En 1884, en el tramo final de la Revolución Gloriosa que puso en fuga a la oronda doña Isabel II, el sacerdote sabadellense mosén Félix Sardá y Salvany publicó un folleto bajo el título El liberalismo es pecado. El folleto alcanzó un gran éxito, hasta el punto de ser reeditado varias veces en los años siguientes, y traducido a numerosas lenguas extranjeras. Terminó convirtiéndose en la “biblia” del integrismo político.
Posteriormente era de buen tono ridiculizar el librito y mofarse de su autor, sin embargo mosén Sardá no estaba del todo desencaminado teniendo en cuenta la época en que lo publicó. El liberalismo, en sí mismo, desprovisto de adherencias y apropiaciones indebidas, es una filosofía político-económica beneficiosa para los individuos y las sociedades que la tienen como guía, en tanto que defiende la libertad responsable de las personas, la economía libre, la iniciativa económica personal y fundamenta el sistema político democrático al modo occidental. Tuvo como precursores al jesuita talaverano Juan de Mariana (15361624), y seguidamente a los teólogos humanistas de la Escuela de Salamanca (siglo XVII, Francisco de Vitoria, Domingo de Soto, Martín de Azpilicueta, Tomás de Mercado, Luis de Molina, Francisco Suárez, etcétera).
Pero en la época en que vivió mosen Félix Sardá, las logias masónicas se habían apropiado de las formaciones políticas que se decían liberales. Por consiguiente, en tanto que masónicas, tenían los mismos tics y cojeras conceptuales y prácticas que la masonería: sectarismo, relativismo, laicismo y cristofobia. En este sentido, aquel liberalismo, ciertamente, era pecado.
Lo mismo estamos viviendo ahora con el separatismo. Su difusión cada vez más extensa y su imposición a la trágala a toda la sociedad catalana está produciendo males sin cuento a Cataluña y de rebote a toda España. Ha envenenado hasta extremos inauditos las relaciones sociales del antiguo principado, ha dividido en dos a los catalanes en términos próximos a una guerra civil, de momento todavía sin armas, pero con un odio muy peligroso.
Desde hace muchos años, muchos, se viene predicando, a partir de la escuela infantil y no pocas parroquias, un odio visceral a España realmente perverso, además con falsedades y mentiras históricas que no podrían mejorar la propaganda de los regímenes totalitarios.

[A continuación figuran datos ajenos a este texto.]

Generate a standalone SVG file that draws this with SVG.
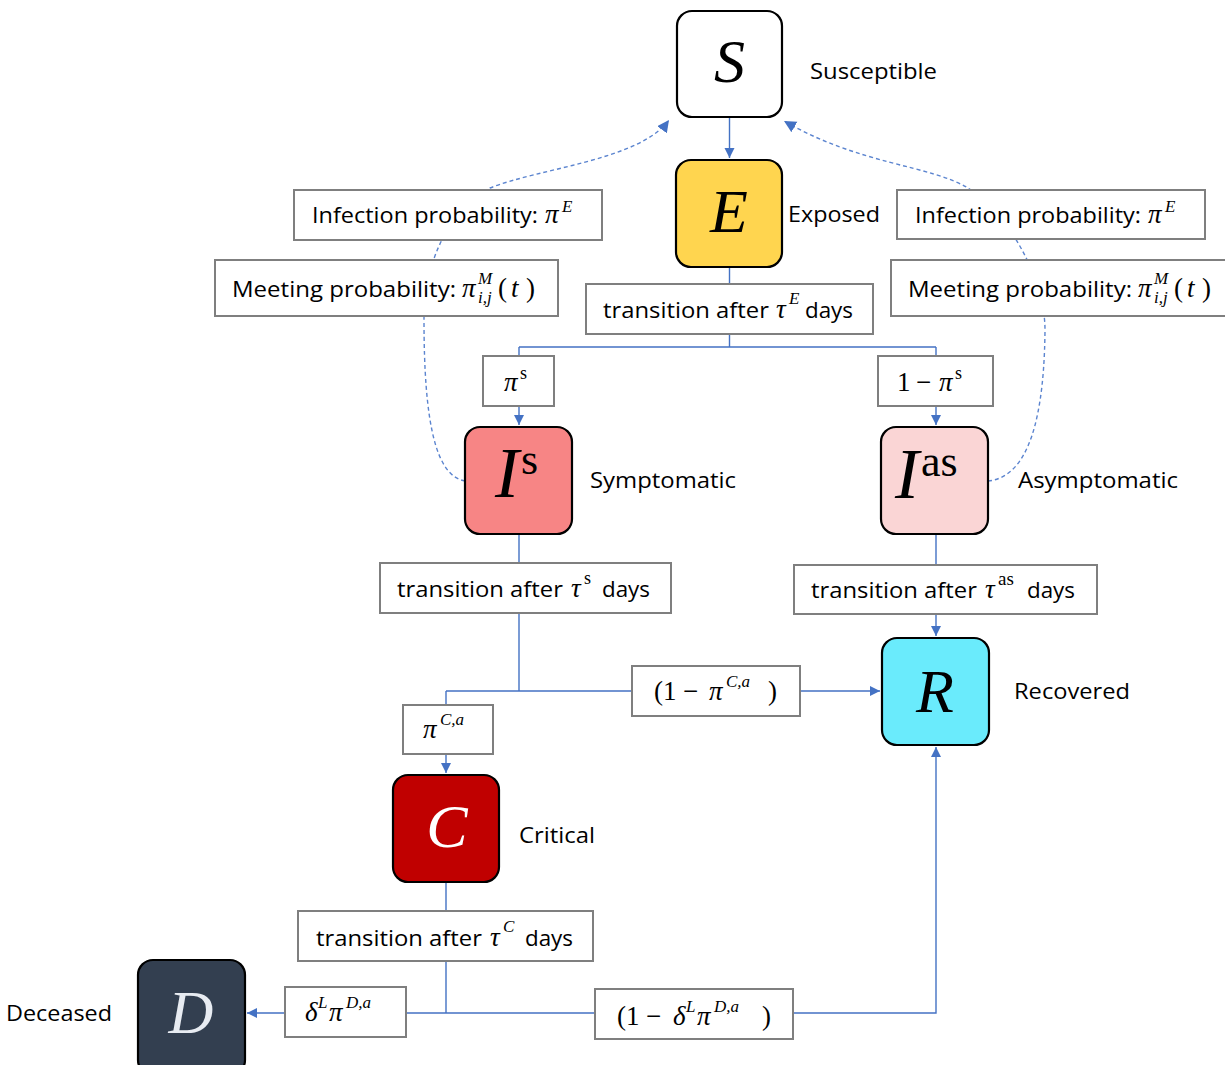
<svg xmlns="http://www.w3.org/2000/svg" width="1225" height="1065" viewBox="0 0 1225 1065">
<style>
.node rect{stroke:#000;stroke-width:2.2}
.box{fill:#fff;stroke:#7f7f7f;stroke-width:2}
.t{font-family:"Open Sans","Noto Sans",sans-serif;font-size:22px;fill:#000}
.m{font-family:"Liberation Serif","DejaVu Serif",serif;font-style:italic;font-size:27px;fill:#000}
.mu{font-family:"Liberation Serif","DejaVu Serif",serif;font-size:27px;fill:#000}
.ms{font-family:"Liberation Serif","DejaVu Serif",serif;font-style:italic;font-size:17px;fill:#000}
.msu{font-family:"Liberation Serif","DejaVu Serif",serif;font-size:18px;fill:#000}
.big{font-family:"Liberation Serif","DejaVu Serif",serif;font-style:italic;font-size:62px;text-anchor:middle}
.line{fill:none;stroke:#4472c4;stroke-width:1.4}
.dash{fill:none;stroke:#5b84cf;stroke-width:1.4;stroke-dasharray:4 3}
</style>
<defs>
<marker id="ah" markerWidth="12" markerHeight="12" refX="10" refY="5" orient="auto" markerUnits="userSpaceOnUse">
<path d="M0,0 L10,5 L0,10 z" fill="#4472c4"/>
</marker>
<marker id="ahd" markerWidth="14" markerHeight="14" refX="12" refY="6" orient="auto" markerUnits="userSpaceOnUse">
<path d="M0,0 L12,6 L0,12 z" fill="#4472c4"/>
</marker>
</defs>
<g id="connectors">
<path class="line" d="M729.5,117 V158" marker-end="url(#ah)"/>
<path class="line" d="M729.5,267 V347 M519,347 H936"/>
<path class="line" d="M519,347 V425" marker-end="url(#ah)"/>
<path class="line" d="M936,347 V425" marker-end="url(#ah)"/>
<path class="line" d="M519,534 V691 M446,691 H880" marker-end="url(#ah)"/>
<path class="line" d="M446,691 V773" marker-end="url(#ah)"/>
<path class="line" d="M936,534 V636" marker-end="url(#ah)"/>
<path class="line" d="M446,882 V1013 M446,1013 H247" marker-end="url(#ah)"/>
<path class="line" d="M446,1013 H936 V747" marker-end="url(#ah)"/>
<path class="dash" d="M465,481 C435,476 424,420 424,320 C424,260 450,210 490,188 C540,168 640,160 669,120" marker-end="url(#ahd)"/>
<path class="dash" d="M988,481 C1020,478 1044,440 1045,330 C1045,280 1010,215 968,188 C930,165 860,165 784,121" marker-end="url(#ahd)"/>
</g>
<g id="labels">
<g id="lbl-inf-left"><rect class="box" x="294" y="190" width="308" height="50"/>
<text class="t" x="312" y="223" textLength="226" lengthAdjust="spacingAndGlyphs">Infection probability:</text>
<text class="m" x="545" y="223">π</text><text class="ms" x="562" y="212">E</text></g>
<g id="lbl-meet-left"><rect class="box" x="215" y="260" width="343" height="56"/>
<text class="t" x="232" y="297" textLength="224" lengthAdjust="spacingAndGlyphs">Meeting probability:</text>
<text class="m" x="462" y="297">π</text><text class="ms" x="478" y="284">M</text><text class="ms" x="478" y="303">i,j</text>
<text class="mu" x="498" y="297">(</text><text class="m" x="511" y="297">t</text><text class="mu" x="526" y="297">)</text></g>
<g id="lbl-inf-right"><rect class="box" x="897" y="190" width="308" height="49"/>
<text class="t" x="915" y="223" textLength="226" lengthAdjust="spacingAndGlyphs">Infection probability:</text>
<text class="m" x="1148" y="223">π</text><text class="ms" x="1165" y="212">E</text></g>
<g id="lbl-meet-right"><rect class="box" x="891" y="260" width="340" height="56"/>
<text class="t" x="908" y="297" textLength="224" lengthAdjust="spacingAndGlyphs">Meeting probability:</text>
<text class="m" x="1138" y="297">π</text><text class="ms" x="1154" y="284">M</text><text class="ms" x="1154" y="303">i,j</text>
<text class="mu" x="1174" y="297">(</text><text class="m" x="1187" y="297">t</text><text class="mu" x="1202" y="297">)</text></g>
<g id="lbl-trE"><rect class="box" x="586" y="284" width="287" height="50"/>
<text class="t" x="603" y="318" textLength="166" lengthAdjust="spacingAndGlyphs">transition after</text>
<text class="m" x="776" y="318">τ</text><text class="ms" x="789" y="304">E</text>
<text class="t" x="805" y="318" textLength="48" lengthAdjust="spacingAndGlyphs">days</text></g>
<g id="lbl-ps"><rect class="box" x="483" y="356" width="71" height="50"/>
<text class="m" x="504" y="391">π</text><text class="msu" x="520" y="379">s</text></g>
<g id="lbl-1ps"><rect class="box" x="878" y="356" width="115" height="50"/>
<text class="mu" x="897" y="391">1</text><text class="mu" x="916" y="391">−</text><text class="m" x="939" y="391">π</text><text class="msu" x="955" y="379">s</text></g>
<g id="lbl-trS"><rect class="box" x="380" y="563" width="291" height="50"/>
<text class="t" x="397" y="597" textLength="166" lengthAdjust="spacingAndGlyphs">transition after</text>
<text class="m" x="571" y="597">τ</text><text class="msu" x="584" y="584">s</text>
<text class="t" x="602" y="597" textLength="48" lengthAdjust="spacingAndGlyphs">days</text></g>
<g id="lbl-trAS"><rect class="box" x="794" y="565" width="303" height="49"/>
<text class="t" x="811" y="598" textLength="166" lengthAdjust="spacingAndGlyphs">transition after</text>
<text class="m" x="985" y="598">τ</text><text class="msu" x="998" y="585" style="font-size:19px">as</text>
<text class="t" x="1027" y="598" textLength="48" lengthAdjust="spacingAndGlyphs">days</text></g>
<g id="lbl-1pc"><rect class="box" x="632" y="666" width="168" height="50"/>
<text class="mu" x="654" y="700">(1</text><text class="mu" x="683" y="700">−</text><text class="m" x="709" y="700">π</text><text class="ms" x="726" y="687">C,a</text><text class="mu" x="768" y="700">)</text></g>
<g id="lbl-pc"><rect class="box" x="403" y="705" width="90" height="49"/>
<text class="m" x="423" y="738">π</text><text class="ms" x="440" y="725">C,a</text></g>
<g id="lbl-trC"><rect class="box" x="298" y="911" width="295" height="50"/>
<text class="t" x="316" y="946" textLength="166" lengthAdjust="spacingAndGlyphs">transition after</text>
<text class="m" x="490" y="946">τ</text><text class="ms" x="503" y="932">C</text>
<text class="t" x="525" y="946" textLength="48" lengthAdjust="spacingAndGlyphs">days</text></g>
<g id="lbl-dpd"><rect class="box" x="285" y="987" width="121" height="50"/>
<text class="m" x="305" y="1021">δ</text><text class="ms" x="318" y="1008">L</text><text class="m" x="329" y="1021">π</text><text class="ms" x="346" y="1008">D,a</text></g>
<g id="lbl-1dpd"><rect class="box" x="595" y="989" width="198" height="50"/>
<text class="mu" x="617" y="1025">(1</text><text class="mu" x="646" y="1025">−</text><text class="m" x="673" y="1025">δ</text><text class="ms" x="686" y="1012">L</text><text class="m" x="697" y="1025">π</text><text class="ms" x="714" y="1012">D,a</text><text class="mu" x="762" y="1025">)</text></g>
</g>
<g id="node-S" class="node"><rect x="677" y="11" width="105" height="106" rx="15" fill="#fff"/>
<text class="big" x="729.5" y="82">S</text><text class="t" x="810" y="79" textLength="127" lengthAdjust="spacingAndGlyphs">Susceptible</text></g>
<g id="node-E" class="node"><rect x="676" y="160" width="106" height="107" rx="15" fill="#ffd54f"/>
<text class="big" x="729" y="232">E</text><text class="t" x="788" y="222" textLength="92" lengthAdjust="spacingAndGlyphs">Exposed</text></g>
<g id="node-Is" class="node"><rect x="465" y="427" width="107" height="107" rx="15" fill="#f78585"/>
<text class="big" x="507" y="497" style="font-size:72px">I</text><text class="mu" x="521" y="474" style="font-size:44px">s</text>
<text class="t" x="590" y="488" textLength="146" lengthAdjust="spacingAndGlyphs">Symptomatic</text></g>
<g id="node-Ias" class="node"><rect x="881" y="427" width="107" height="107" rx="15" fill="#fad5d5"/>
<text class="big" x="907" y="498" style="font-size:72px">I</text><text class="mu" x="921" y="476" style="font-size:44px">as</text>
<text class="t" x="1018" y="488" textLength="160" lengthAdjust="spacingAndGlyphs">Asymptomatic</text></g>
<g id="node-R" class="node"><rect x="882" y="638" width="107" height="107" rx="15" fill="#6aebfc"/>
<text class="big" x="935" y="712">R</text><text class="t" x="1014" y="699" textLength="116" lengthAdjust="spacingAndGlyphs">Recovered</text></g>
<g id="node-C" class="node"><rect x="393" y="775" width="106" height="107" rx="15" fill="#c00000"/>
<text class="big" x="447" y="847" fill="#fff">C</text><text class="t" x="519" y="843" textLength="76" lengthAdjust="spacingAndGlyphs">Critical</text></g>
<g id="node-D" class="node"><rect x="138" y="960" width="107" height="115" rx="15" fill="#333f50"/>
<text class="big" x="191" y="1033" fill="#e8ecf2">D</text><text class="t" x="6" y="1021" textLength="106" lengthAdjust="spacingAndGlyphs">Deceased</text></g>
</svg>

La sociedad ha sido dividida y enfrentada en bandos irreconciliables, vecinos y compañeros de trabajo han dejado de hablarse, muchas familias se han roto por motivos políticos, el caínismo parece dominarlo todo. El ambiente se está volviendo irrespirable. El amor fraterno según la doctrina católica ha saltado por los aires. En el plan de los separatistas sólo cabe la sumisión a la república exclusiva y excluyente que propugnan, como ya han hecho con los medios informativos locales.
Lo peor de todo, a mi juicio, es el fervor con que defiende este modelo próximo al totalitarismo cierto sector del clero catalán y algún que otro obispo local, sin reparar en que todo lo que hace daño a las conciencias de las gentes y a la sociedad es pecaminoso, todo lo que emponzoña la tolerancia y la buena vecindad no es admisible en buena lógica cristiana.
Además pretenden, falsificando la verdad histórica, restaurar una quimera que no existió nunca. Cataluña, la Cataluña con entidad propia y ajena a la nación española, no existió nunca. Podría encontrarse algunos vestigios de una relativa independencia en los primitivos condados pirenaicos de la Reconquista, finalmente reunidos en el condado de Barcelona que voluntariamente se adhirió al reino de Aragón en tiempos de aquel gran soberano que fue Ramón Berenguer IV el Santo (siglo XII). Desde entonces ha tenido largas épocas de autonomía, como diríamos ahora, pero dentro de las coronas primero de Aragón y luego de España. Y ya no hay más. Lo de ahora, por tanto, es antihistórico, antinatura en un mundo que tiende a las grandes integraciones internacionales y, por añadidura, anticristiano.